WHAT IS EXPECTED> Leave the pictures out and retype the lines from the beginning through the line with "const rtIncongruentErr = [[6.5, 6.5], [4.2, 4.5], [9.5, 8.4]];", both ends included.

INFORMATION SUPPLIED>
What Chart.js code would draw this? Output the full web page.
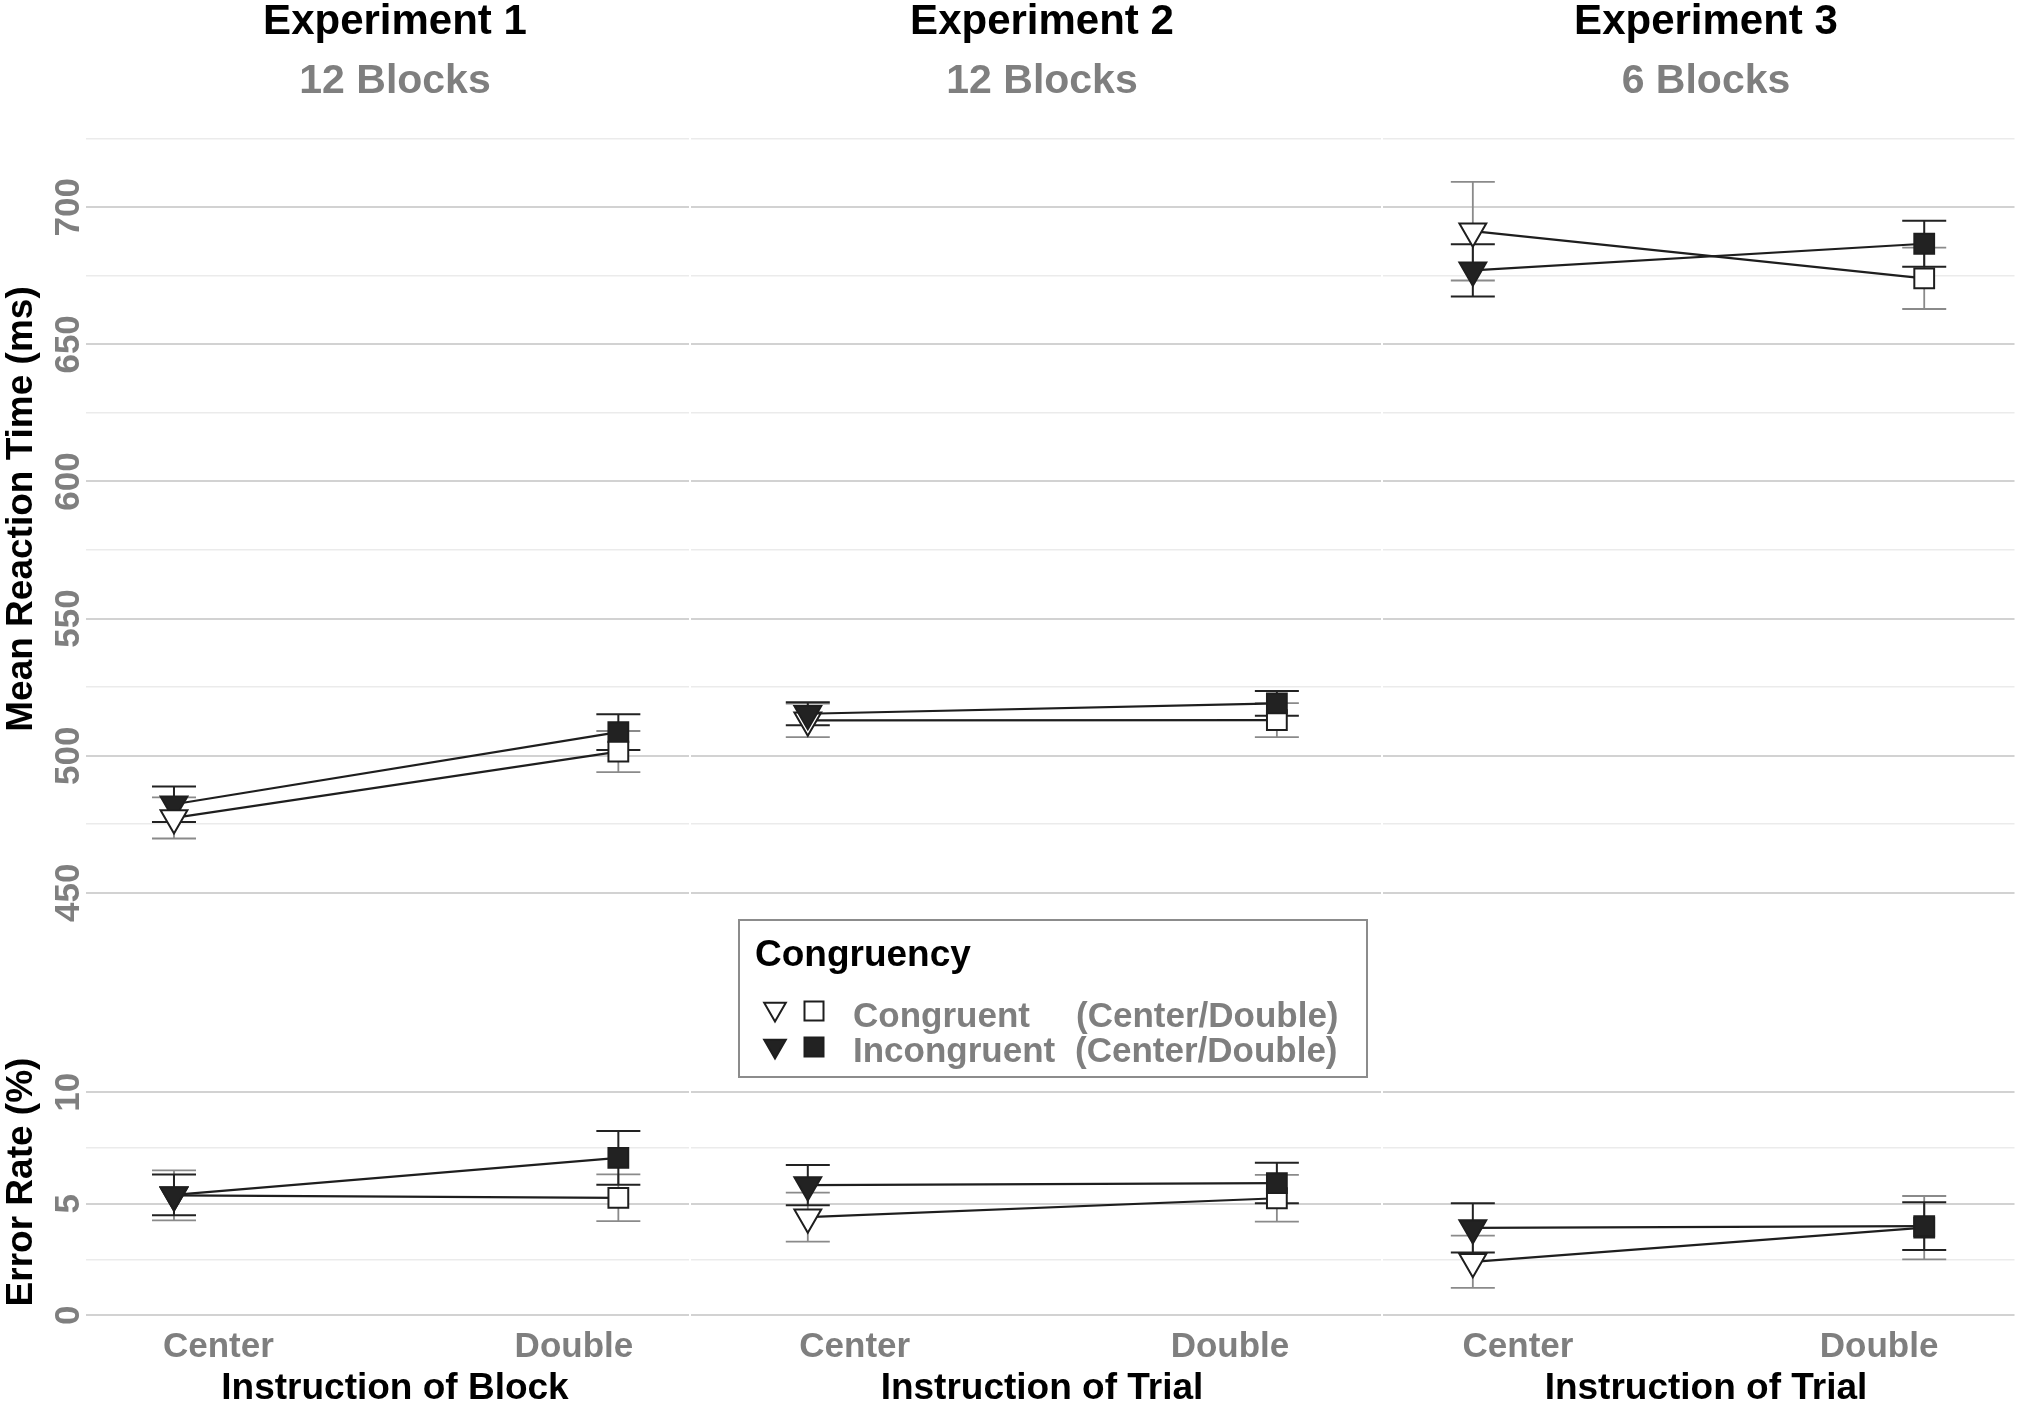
<!DOCTYPE html>
<html lang="en">
<head>
<meta charset="UTF-8">
<title>Reaction time and error rate by instruction</title>
<script src="https://cdn.jsdelivr.net/npm/chart.js"></script>
<style>
    body {
        margin: 0;
        background: #fff;
    }

    #wrap {
        position: relative;
        width: 2032px;
        height: 1403px;
    }

    #wrap canvas {
        position: absolute;
        left: 0;
        top: 0;
    }
</style>
</head>
<body>
<div id="wrap"></div>

<script>
// values
const experiments = ['Experiment 1', 'Experiment 2', 'Experiment 3'];
const blockCounts = ['12 Blocks', '12 Blocks', '6 Blocks'];
const xTitles = ['Instruction of Block', 'Instruction of Trial', 'Instruction of Trial'];
const conditions = ['Center', 'Double'];

// mean reaction time (ms): [Center, Double] per experiment
const rtCongruent = [[477.3, 501.5], [512.9, 513.0], [691.3, 674.1]];
const rtCongruentErr = [[7.5, 7.5], [6.1, 6.2], [18.0, 11.2]];
const rtIncongruent = [[482.3, 508.6], [515.3, 519.1], [677.0, 686.7]];
const rtIncongruentErr = [[6.5, 6.5], [4.2, 4.5], [9.5, 8.4]];

// error rate (%)
const erCongruent = [[5.38, 5.27], [4.40, 5.25], [2.40, 3.93]];
const erCongruentErr = [[1.12, 1.05], [1.10, 1.05], [1.17, 1.42]];
const erIncongruent = [[5.40, 7.06], [5.84, 5.93], [3.92, 4.00]];
const erIncongruentErr = [[0.91, 1.20], [0.90, 0.91], [1.10, 1.07]];

// gridlines and tick labels
const rtGrid = [450, 475, 500, 525, 550, 575, 600, 625, 650, 675, 700, 725];
const rtTickLabels = [450, 500, 550, 600, 650, 700];
const erGrid = [0, 2.5, 5, 7.5, 10];
const erTickLabels = [0, 5, 10];
const conditionTickPos = [1.1, 1.9];

// layout
const W = 2032, H = 1403;
const FONT = "'Liberation Sans', Arial, Helvetica, sans-serif";
const GREY = '#7f7f7f';
const INK = '#1e1e1e';

const panels = [
    { left: 86, right: 689, xMin: 0.802, xMax: 2.159, center: 395 },
    { left: 691, right: 1381, xMin: 0.751, xMax: 2.222, center: 1042 },
    { left: 1383, right: 2030, xMin: 0.801, xMax: 2.200, center: 1706 }
];

const rows = {
    rt: {
        top: 97.6, bottom: 920.2, min: 440, max: 740, major: 50,
        grid: rtGrid, labels: rtTickLabels,
        title: 'Mean Reaction Time (ms)', titleY: 509,
        cong: rtCongruent, congErr: rtCongruentErr,
        incong: rtIncongruent, incongErr: rtIncongruentErr
    },
    er: {
        top: 1070, bottom: 1328.7, min: -0.6, max: 11, major: 5,
        grid: erGrid, labels: erTickLabels,
        title: 'Error Rate (%)', titleY: 1182,
        cong: erCongruent, congErr: erCongruentErr,
        incong: erIncongruent, incongErr: erIncongruentErr
    }
};

function drawText(ctx, str, x, y, size, color, align, rotated) {
    ctx.save();
    ctx.font = 'bold ' + size + 'px ' + FONT;
    ctx.fillStyle = color;
    ctx.textAlign = align || 'center';
    ctx.textBaseline = 'alphabetic';
    ctx.translate(x, y);
    if (rotated) ctx.rotate(-Math.PI / 2);
    ctx.fillText(str, 0, 0);
    ctx.restore();
}

function drawErrorBars(chart) {
    const ctx = chart.ctx;
    const xs = chart.scales.x, ys = chart.scales.y;
    ctx.save();
    // congruent first so the black bars sit on top
    chart.data.datasets.slice().reverse().forEach(ds => {
        ctx.strokeStyle = ds.barColor;
        ctx.lineWidth = ds.barWidth;
        ds.data.forEach((pt, j) => {
            const px = xs.getPixelForValue(pt.x);
            const hi = ys.getPixelForValue(pt.y + ds.errors[j]);
            const lo = ys.getPixelForValue(pt.y - ds.errors[j]);
            ctx.beginPath();
            ctx.moveTo(px, hi); ctx.lineTo(px, lo);
            ctx.moveTo(px - 22, hi); ctx.lineTo(px + 22, hi);
            ctx.moveTo(px - 22, lo); ctx.lineTo(px + 22, lo);
            ctx.stroke();
        });
    });
    ctx.restore();
}

function triangleDown(ctx, x, y, r, fill) {
    ctx.beginPath();
    ctx.moveTo(x, y + r);
    ctx.lineTo(x - r * Math.sin(Math.PI / 3), y - r / 2);
    ctx.lineTo(x + r * Math.sin(Math.PI / 3), y - r / 2);
    ctx.closePath();
    ctx.fillStyle = fill;
    ctx.fill();
    ctx.stroke();
}

function square(ctx, x, y, s, fill) {
    ctx.fillStyle = fill;
    ctx.fillRect(x - s / 2, y - s / 2, s, s);
    ctx.strokeRect(x - s / 2, y - s / 2, s, s);
}

function drawLegend(ctx) {
    ctx.save();
    ctx.fillStyle = '#fff';
    ctx.fillRect(739, 920, 628, 157);
    ctx.strokeStyle = '#8c8c8c';
    ctx.lineWidth = 2;
    ctx.strokeRect(739, 920, 628, 157);
    drawText(ctx, 'Congruency', 755, 966, 37, '#000', 'left');

    ctx.strokeStyle = INK;
    ctx.lineWidth = 2;
    triangleDown(ctx, 775, 1009, 12.5, '#fff');
    square(ctx, 814, 1011, 19, '#fff');
    triangleDown(ctx, 775, 1046, 12.5, '#222');
    square(ctx, 814, 1047, 19, '#222');

    drawText(ctx, 'Congruent', 853, 1027, 35, GREY, 'left');
    drawText(ctx, '(Center/Double)', 1076, 1027, 35, GREY, 'left');
    drawText(ctx, 'Incongruent', 853, 1062, 35, GREY, 'left');
    drawText(ctx, '(Center/Double)', 1075, 1062, 35, GREY, 'left');
    ctx.restore();
}

function makeChart(p, rowKey) {
    const panel = panels[p];
    const row = rows[rowKey];
    const isRT = rowKey === 'rt';

    const canvas = document.createElement('canvas');
    canvas.width = W;
    canvas.height = H;
    canvas.style.width = W + 'px';
    canvas.style.height = H + 'px';
    document.getElementById('wrap').appendChild(canvas);

    const toPoints = vals => vals.map((v, j) => ({ x: j + 1, y: v }));
    const common = {
        borderColor: INK,
        borderWidth: 2.2,
        tension: 0,
        pointStyle: ['triangle', 'rect'],
        pointRotation: [180, 0],
        pointRadius: [15.5, 14],
        pointBorderColor: INK,
        pointBorderWidth: 2
    };

    const decor = {
        id: 'decor',
        beforeDatasetsDraw(chart) {
            drawErrorBars(chart);
        },
        afterDraw(chart) {
            const ctx = chart.ctx;
            const ys = chart.scales.y, xs = chart.scales.x;
            if (p === 0) {
                row.labels.forEach(v => {
                    drawText(ctx, String(v), 79, ys.getPixelForValue(v), 35, GREY, 'center', true);
                });
                drawText(ctx, row.title, 32, row.titleY, 37, '#000', 'center', true);
            }
            if (isRT) {
                drawText(ctx, experiments[p], panel.center, 33.5, 42, '#000');
                drawText(ctx, blockCounts[p], panel.center, 92.5, 41, GREY);
            } else {
                conditionTickPos.forEach((t, j) => {
                    drawText(ctx, conditions[j], xs.getPixelForValue(t), 1357, 35, GREY);
                });
                drawText(ctx, xTitles[p], panel.center, 1399, 37, '#000');
                if (p === 1) drawLegend(ctx);
            }
        }
    };

    return new Chart(canvas, {
        type: 'line',
        data: {
            datasets: [
                Object.assign({}, common, {
                    label: 'Incongruent',
                    data: toPoints(row.incong[p]),
                    errors: row.incongErr[p],
                    barColor: '#222',
                    barWidth: 2,
                    pointBackgroundColor: '#222',
                    order: 0
                }),
                Object.assign({}, common, {
                    label: 'Congruent',
                    data: toPoints(row.cong[p]),
                    errors: row.congErr[p],
                    barColor: '#8a8a8a',
                    barWidth: 1.8,
                    pointBackgroundColor: '#fff',
                    order: (p === 0 && isRT) ? -1 : 1
                })
            ]
        },
        options: {
            responsive: false,
            animation: false,
            events: [],
            layout: {
                padding: {
                    left: panel.left,
                    right: W - panel.right,
                    top: row.top,
                    bottom: H - row.bottom
                }
            },
            plugins: {
                legend: { display: false },
                tooltip: { enabled: false }
            },
            scales: {
                x: {
                    type: 'linear',
                    display: false,
                    min: panel.xMin,
                    max: panel.xMax
                },
                y: {
                    type: 'linear',
                    min: row.min,
                    max: row.max,
                    afterBuildTicks: scale => {
                        scale.ticks = row.grid.map(v => ({ value: v }));
                    },
                    grid: {
                        drawTicks: false,
                        color: c => (c.tick && c.tick.value % row.major === 0) ? '#d2d2d2' : '#ebebeb',
                        lineWidth: c => (c.tick && c.tick.value % row.major === 0) ? 2 : 1.5
                    },
                    ticks: { display: false },
                    border: { display: false }
                }
            }
        },
        plugins: [decor]
    });
}

[0, 1, 2].forEach(p => {
    makeChart(p, 'rt');
    makeChart(p, 'er');
});
</script>
</body>
</html>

RESULT OF THE EXERCISE>
What Chart.js code would draw this? Output the full web page.
<!DOCTYPE html>
<html lang="en">
<head>
<meta charset="UTF-8">
<title>Reaction time and error rate by instruction</title>
<script src="https://cdn.jsdelivr.net/npm/chart.js"></script>
<style>
    body {
        margin: 0;
        background: #fff;
    }

    #wrap {
        position: relative;
        width: 2032px;
        height: 1403px;
    }

    #wrap canvas {
        position: absolute;
        left: 0;
        top: 0;
    }
</style>
</head>
<body>
<div id="wrap"></div>

<script>
// values
const experiments = ['Experiment 1', 'Experiment 2', 'Experiment 3'];
const blockCounts = ['12 Blocks', '12 Blocks', '6 Blocks'];
const xTitles = ['Instruction of Block', 'Instruction of Trial', 'Instruction of Trial'];
const conditions = ['Center', 'Double'];

// mean reaction time (ms): [Center, Double] per experiment
const rtCongruent = [[477.3, 501.5], [512.9, 513.0], [691.3, 674.1]];
const rtCongruentErr = [[7.5, 7.5], [6.1, 6.2], [18.0, 11.2]];
const rtIncongruent = [[482.3, 508.6], [515.3, 519.1], [677.0, 686.7]];
const rtIncongruentErr = [[6.5, 6.5], [4.2, 4.5], [9.5, 8.4]];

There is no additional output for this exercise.